Change of state: from the BECOME operator to the mereotopology of events

Louis McNally

Universitat Pompeu Fabra

Tuesday, February 22, 2022
12:30 p.m.–2 p.m.

Lattimore 513

How can and should we model the semantics of change of state verbs? When I first read Dowty (1979), I thought nothing could be more straightforward, more precise, and therefore more appropriate than his truth-conditionally defined BECOME operator. Over the years, however, I have seen that the semantics of change of state verbs is more complex than I thought. In particular, I have come to appreciate the subtle but important difference between analyses whose central focus is to capture truth conditions associated with verbs vs. those whose goal is to capture the mereotopological properties of events described by verbs (see, e.g., Casati and Varzi 1999 on mereotopology applied to language in general; see Piñón 1997 for one of the few explicit applications of mereotopology in verb semantics).
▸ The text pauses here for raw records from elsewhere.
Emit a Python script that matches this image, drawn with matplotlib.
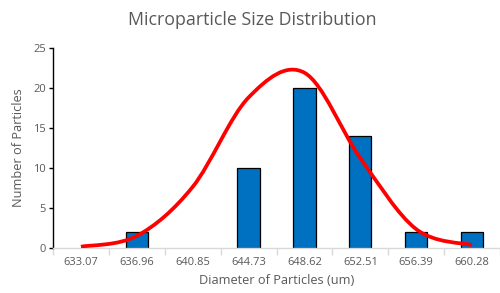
import numpy as np
import matplotlib
matplotlib.use("Agg")
import matplotlib.pyplot as plt
from matplotlib.path import Path
from matplotlib.patches import PathPatch

categories = ["633.07", "636.96", "640.85", "644.73", "648.62", "652.51", "656.39", "660.28"]
counts = [0, 2, 0, 10, 20, 14, 2, 2]
fit_values = [0.1, 1.45, 7.6, 18.8, 21.9, 11.2, 2.3, 0.3]

plt.rcParams['font.family'] = ['Open Sans', 'DejaVu Sans']
grey = '#595959'

fig = plt.figure(figsize=(5.0, 2.93), dpi=100)
ax = fig.add_axes([53/500, 1-247.5/293, 447/500, (247.5-48)/293])

x = np.arange(len(categories))
edges = ['black' if c > 0 else 'none' for c in counts]
ax.bar(x, counts, width=0.4, color='#0070C0', edgecolor=edges, linewidth=0.9, zorder=2)

# Smooth line (Excel-style Bezier smoothing through the points)
pts = np.column_stack([x, fit_values]).astype(float)
n = len(pts)
verts = [tuple(pts[0])]
codes = [Path.MOVETO]
for i in range(n - 1):
    p0 = pts[i - 1] if i > 0 else pts[i]
    p1 = pts[i]
    p2 = pts[i + 1]
    p3 = pts[i + 2] if i + 2 < n else pts[i + 1]
    c1 = p1 + (p2 - p0) / 6.0
    c2 = p2 - (p3 - p1) / 6.0
    verts += [tuple(c1), tuple(c2), tuple(p2)]
    codes += [Path.CURVE4] * 3
patch = PathPatch(Path(verts, codes), facecolor='none', edgecolor='#FF0000',
                  linewidth=2.7, capstyle='butt', zorder=3)
ax.add_patch(patch)

ax.set_xlim(-0.5, len(categories) - 0.5)
ax.set_ylim(0, 25)
ax.set_yticks([0, 5, 10, 15, 20, 25])
ax.set_xticks(x)
ax.set_xticklabels(categories)
ax.set_xticks(np.arange(-0.5, len(categories) + 0.5, 1), minor=True)

for s in ['top', 'right']:
    ax.spines[s].set_visible(False)
ax.spines['left'].set_color('black')
ax.spines['left'].set_linewidth(1.0)
ax.spines['bottom'].set_color('#D9D9D9')
ax.spines['bottom'].set_linewidth(1.0)

ax.tick_params(axis='y', colors='black', labelcolor=grey, labelsize=8, length=3, width=1, pad=2)
ax.tick_params(axis='x', which='major', length=0, labelcolor=grey, labelsize=8, pad=7)
ax.tick_params(axis='x', which='minor', length=5, width=1, color='#D9D9D9')

fig.text(252/500, 1-20/293, "Microparticle Size Distribution", fontsize=12.8,
         color=grey, ha='center', va='center')
ax.set_xlabel("Diameter of Particles (um)", fontsize=9.2, color=grey, labelpad=4)
ax.set_ylabel("Number of Particles", fontsize=9.2, color=grey, labelpad=6)

fig.savefig("out.png", dpi=100)
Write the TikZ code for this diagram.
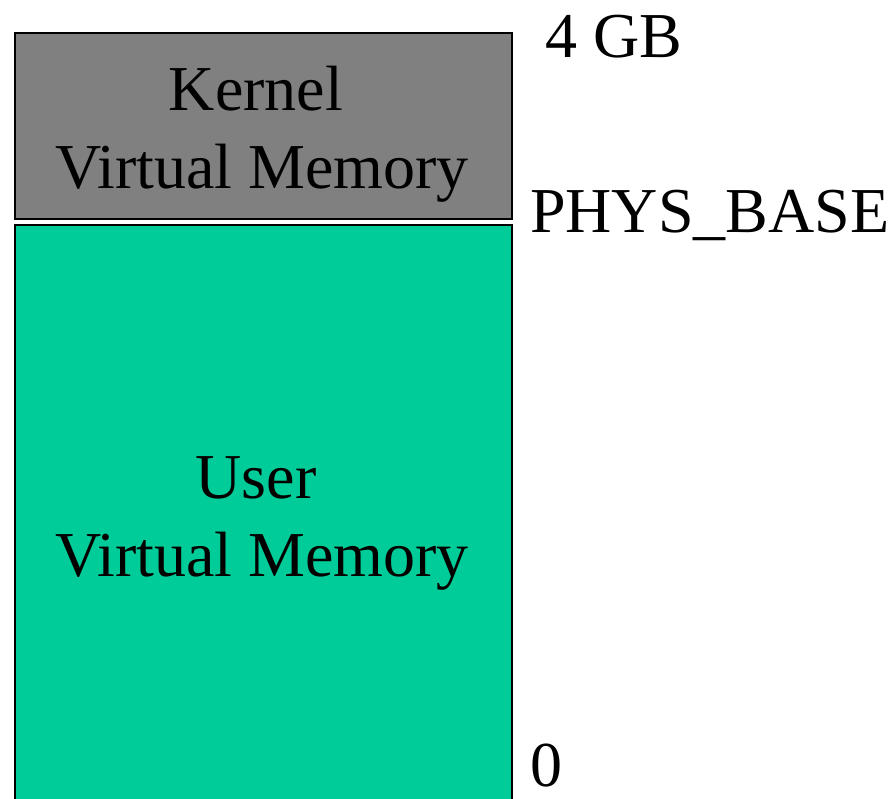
\documentclass[tikz,border=0pt]{standalone}
\usepackage{fontspec}
\setmainfont{Liberation Serif}
\definecolor{kernelgray}{RGB}{128,128,128}
\definecolor{usergreen}{RGB}{0,204,153}
\begin{document}
\begin{tikzpicture}[x=1pt,y=-1pt,
  region/.style={draw=black, line width=1.5pt, inner sep=0pt, anchor=north west},
  lbl/.style={inner sep=0pt, font=\fontsize{64}{77}\selectfont}]
  \useasboundingbox (0,0) rectangle (894,798);
  % memory regions
  \node[region, fill=kernelgray, minimum width=497pt, minimum height=186pt] (kernel) at (14,32) {};
  \node[region, fill=usergreen, minimum width=497pt, minimum height=600pt] (user) at (14,224) {};
  % region names
  \node[lbl, anchor=base] (kname1) at (256,110) {Kernel};
  \node[lbl, anchor=base] (kname2) at (262,188) {Virtual Memory};
  \node[lbl, anchor=base] (uname1) at (256,498) {User};
  \node[lbl, anchor=base] (uname2) at (262,576) {Virtual Memory};
  % address marks
  \node[lbl, anchor=base west] (top) at (545,57) {4 GB};
  \node[lbl, anchor=base west] (physbase) at (530,232) {PHYS\_BASE};
  \node[lbl, anchor=base west] (zero) at (530,786) {0};
\end{tikzpicture}
\end{document}
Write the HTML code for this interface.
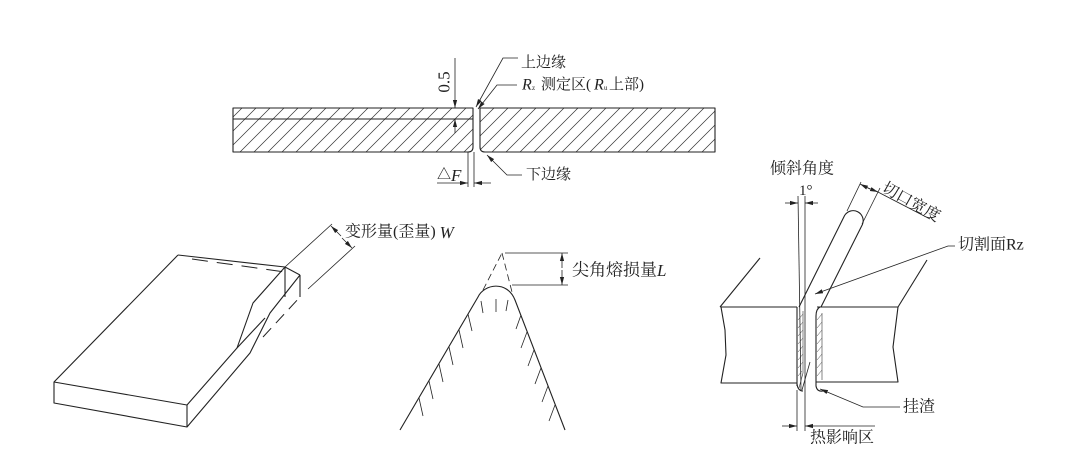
<!DOCTYPE html>
<html><head><meta charset="utf-8"><style>
html,body{margin:0;padding:0;background:#fff;}
svg{display:block}
text{font-family:"Liberation Serif","Noto Serif CJK SC","Noto Sans CJK SC",serif;fill:#222;}
</style></head><body>
<svg width="1080" height="462" viewBox="0 0 1080 462" xmlns="http://www.w3.org/2000/svg">
<defs>
<pattern id="h" patternUnits="userSpaceOnUse" width="14" height="14">
<line x1="0" y1="14" x2="14" y2="0" stroke="#333" stroke-width="0.7"/>
<line x1="-2" y1="2" x2="2" y2="-2" stroke="#333" stroke-width="0.7"/>
<line x1="12" y1="16" x2="16" y2="12" stroke="#333" stroke-width="0.7"/>
</pattern>
<marker id="a" markerWidth="8" markerHeight="6" refX="8" refY="3" orient="auto" markerUnits="userSpaceOnUse"><path d="M0,0.9 L8,3 L0,5.1 Z" fill="#222"/></marker>
</defs>

<g fill="none" stroke="#222" stroke-width="1.1" stroke-linejoin="round">
<path d="M233,108 H473 V147 Q473,152 468,152 H233 Z" fill="url(#h)"/>
<line x1="233" y1="119" x2="473" y2="119"/>
<path d="M480,108 H715 V152 H485 Q480,152 480,147 Z" fill="url(#h)"/>
</g>

<g fill="none" stroke="#222" stroke-width="0.8">
<line x1="455" y1="58" x2="455" y2="108" marker-end="url(#a)"/>
<line x1="455" y1="133" x2="455" y2="119" marker-end="url(#a)"/>
<polyline points="518,58 503,58 476,107" marker-end="url(#a)"/>
<polyline points="517,85 497,85 478,109" marker-end="url(#a)"/>
<polyline points="522,175 507,175 487,155" marker-end="url(#a)"/>
<line x1="468" y1="152" x2="468" y2="187"/>
<line x1="474" y1="152" x2="474" y2="187"/>
<line x1="437" y1="183" x2="468" y2="183" marker-end="url(#a)"/>
<line x1="491" y1="183" x2="474" y2="183" marker-end="url(#a)"/>
</g>

<text transform="translate(444,82) rotate(-90)" text-anchor="middle" dominant-baseline="central" font-size="17">0.5</text>
<text x="521" y="63" dominant-baseline="central" font-size="15">上边缘</text>
<g font-size="15">
<text x="522" y="85" dominant-baseline="central" font-style="italic" font-size="16">R</text>
<text x="532" y="88" dominant-baseline="central" font-size="7">z</text>
<text x="541" y="85" dominant-baseline="central">测定区</text>
<text x="586" y="85" dominant-baseline="central">(</text>
<text x="594" y="85" dominant-baseline="central" font-style="italic" font-size="16">R</text>
<text x="604" y="88" dominant-baseline="central" font-size="7">u</text>
<text x="609" y="85" dominant-baseline="central">上部)</text>
</g>
<text x="526" y="175" dominant-baseline="central" font-size="15">下边缘</text>
<text x="437" y="175" dominant-baseline="central" font-size="16"><tspan font-size="14">△</tspan><tspan font-style="italic" font-size="17">F</tspan></text>

<!-- LEFT BLOCK -->
<g fill="none" stroke="#222" stroke-width="1.1" stroke-linejoin="round">
<polygon points="54,382 187,405 187,427 54,403"/>
<line x1="54" y1="382" x2="178" y2="255"/>
<line x1="178" y1="255" x2="285" y2="267"/>
<polyline points="187,405 237,348 253,303 285,267"/>
<polyline points="187,427 250,353 270,313 300,275"/>
<line x1="285" y1="267" x2="300" y2="275"/>
<line x1="285" y1="267" x2="285" y2="297"/>
<line x1="300" y1="275" x2="300" y2="297"/>
<line x1="237" y1="348" x2="265" y2="318"/>
</g>
<g fill="none" stroke="#222" stroke-width="1">
<line x1="192" y1="259" x2="285" y2="272" stroke-dasharray="16,9"/>
<line x1="263" y1="337" x2="300" y2="297" stroke-dasharray="12,7"/>
</g>
<g fill="none" stroke="#222" stroke-width="0.8">
<line x1="285" y1="267" x2="332" y2="224"/>
<line x1="308" y1="289" x2="355" y2="246"/>
<line x1="341" y1="236" x2="331" y2="226" marker-end="url(#a)"/>
<line x1="342" y1="238" x2="352" y2="248" marker-end="url(#a)"/>
</g>
<text x="345" y="232" dominant-baseline="central" font-size="16">变形量(歪量) <tspan font-style="italic" font-size="17">W</tspan></text>

<!-- MIDDLE FIGURE -->
<g fill="none" stroke="#222" stroke-width="1.1">
<path d="M400,430 L478,297 C484,284 507,280 515,300 L565,430"/>
</g>
<g fill="none" stroke="#222" stroke-width="0.8">
<line x1="483" y1="290" x2="502" y2="253" stroke-dasharray="7,4"/>
<line x1="502" y1="253" x2="512" y2="292" stroke-dasharray="7,4"/>
<line x1="505" y1="253" x2="568" y2="253"/>
<line x1="512" y1="285" x2="568" y2="285"/>
<line x1="562" y1="268" x2="562" y2="253" marker-end="url(#a)"/>
<line x1="562" y1="270" x2="562" y2="285" marker-end="url(#a)"/>
<line x1="419" y1="398" x2="423" y2="416"/>
<line x1="429" y1="381" x2="433" y2="399"/>
<line x1="439" y1="364" x2="443" y2="382"/>
<line x1="449" y1="347" x2="453" y2="365"/>
<line x1="459" y1="330" x2="463" y2="348"/>
<line x1="468" y1="314" x2="472" y2="331"/>
<line x1="481" y1="301" x2="483" y2="313"/>
<line x1="496" y1="299" x2="496" y2="312"/>
<line x1="508" y1="300" x2="506" y2="311"/>
<line x1="521" y1="315" x2="516" y2="329"/>
<line x1="527" y1="332" x2="521" y2="348"/>
<line x1="534" y1="350" x2="528" y2="366"/>
<line x1="541" y1="368" x2="535" y2="384"/>
<line x1="548" y1="386" x2="542" y2="402"/>
<line x1="555" y1="405" x2="549" y2="421"/>
</g>
<text x="572" y="270" dominant-baseline="central" font-size="17">尖角熔损量<tspan font-style="italic">L</tspan></text>

<!-- RIGHT FIGURE -->
<g fill="none" stroke="#222" stroke-width="1.1" stroke-linejoin="round">
<line x1="720" y1="307" x2="760" y2="258"/>
<polyline points="797,307 721,307 725,330 726,355 721,383 797,383"/>
<line x1="797" y1="307" x2="797" y2="386"/>
<path d="M797,384 Q798,391 803,391"/>
<polyline points="817,307 898,307 893,347 898,382 816,382"/>
<line x1="898" y1="307" x2="927" y2="260"/>
<path d="M820,307 Q816,309 816,316 L816,386 Q817,392 823,391"/>
<path d="M799,307 L844.6,215.5 A10,10 0 0 1 862.4,224.5 L821,307"/>
</g>
<g fill="none" stroke="#333" stroke-width="0.6">
<line x1="803" y1="311" x2="803" y2="373"/>
<line x1="803" y1="373" x2="799" y2="388"/>
<line x1="822" y1="313" x2="822" y2="380"/>
</g>
<g fill="none" stroke="#444" stroke-width="0.5">
<line x1="798" y1="320" x2="803" y2="314"/><line x1="798" y1="328" x2="803" y2="322"/>
<line x1="798" y1="336" x2="803" y2="330"/><line x1="798" y1="344" x2="803" y2="338"/>
<line x1="798" y1="352" x2="803" y2="346"/><line x1="798" y1="360" x2="803" y2="354"/>
<line x1="798" y1="368" x2="803" y2="362"/><line x1="798" y1="376" x2="802" y2="371"/>
<line x1="817" y1="320" x2="822" y2="314"/><line x1="817" y1="328" x2="822" y2="322"/>
<line x1="817" y1="336" x2="822" y2="330"/><line x1="817" y1="344" x2="822" y2="338"/>
<line x1="817" y1="352" x2="822" y2="346"/><line x1="817" y1="360" x2="822" y2="354"/>
<line x1="817" y1="368" x2="822" y2="362"/><line x1="817" y1="376" x2="822" y2="370"/>
</g>
<g fill="none" stroke="#222" stroke-width="0.8">
<line x1="805" y1="196" x2="805" y2="431"/>
<line x1="798" y1="196" x2="801" y2="390"/>
<line x1="797" y1="390" x2="797" y2="431"/>
<line x1="802" y1="390" x2="810" y2="362"/>
<line x1="785" y1="203" x2="798" y2="203" marker-end="url(#a)"/>
<line x1="818" y1="203" x2="805" y2="203" marker-end="url(#a)"/>
<line x1="782" y1="426" x2="797" y2="426" marker-end="url(#a)"/>
<line x1="875" y1="426" x2="805" y2="426" marker-end="url(#a)"/>
<line x1="847" y1="211" x2="861" y2="182"/>
<line x1="862" y1="224" x2="880" y2="188"/>
<line x1="870" y1="189" x2="860" y2="184" marker-end="url(#a)"/>
<line x1="868" y1="188" x2="878" y2="192" marker-end="url(#a)"/>
<line x1="876" y1="191" x2="930" y2="219"/>
<polyline points="955,246 948,246 815,294" marker-end="url(#a)"/>
<polyline points="900,407 863,407 820,389" marker-end="url(#a)"/>
</g>
<text x="770" y="169" dominant-baseline="central" font-size="16">倾斜角度</text>
<text x="799" y="191" dominant-baseline="central" font-size="15">1°</text>
<text transform="translate(883,187) rotate(29)" dominant-baseline="central" font-size="16">切口宽度</text>
<text x="958" y="245" dominant-baseline="central" font-size="16">切割面Rz</text>
<text x="903" y="407" dominant-baseline="central" font-size="16">挂渣</text>
<text x="810" y="438" dominant-baseline="central" font-size="16">热影响区</text>
</svg>
</body></html>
In this talk, I explain what I have come to understand as the main differences between the simply truth-conditional and the mereotopological ways of thinking about change of state verbs. In the latter category I would put, for example, the work of Pustejovsky (1991) and Williams (2015), although they do not themselves use the term “mereotopology.” The fact that the two approaches are not incompatible in principle, and that mereotopology has a less established tradition in semantic theory, has obscured these differences. I will discuss how adopting a mereotopological perspective has helped me think in new ways about verb semantics, illustrating with examples from Marín and McNally (2011) and McNally and Spalek (to appear). Finally, I will make some provocative suggestions concerning the relation between work in verb syntax and these two perspectives on verb meaning.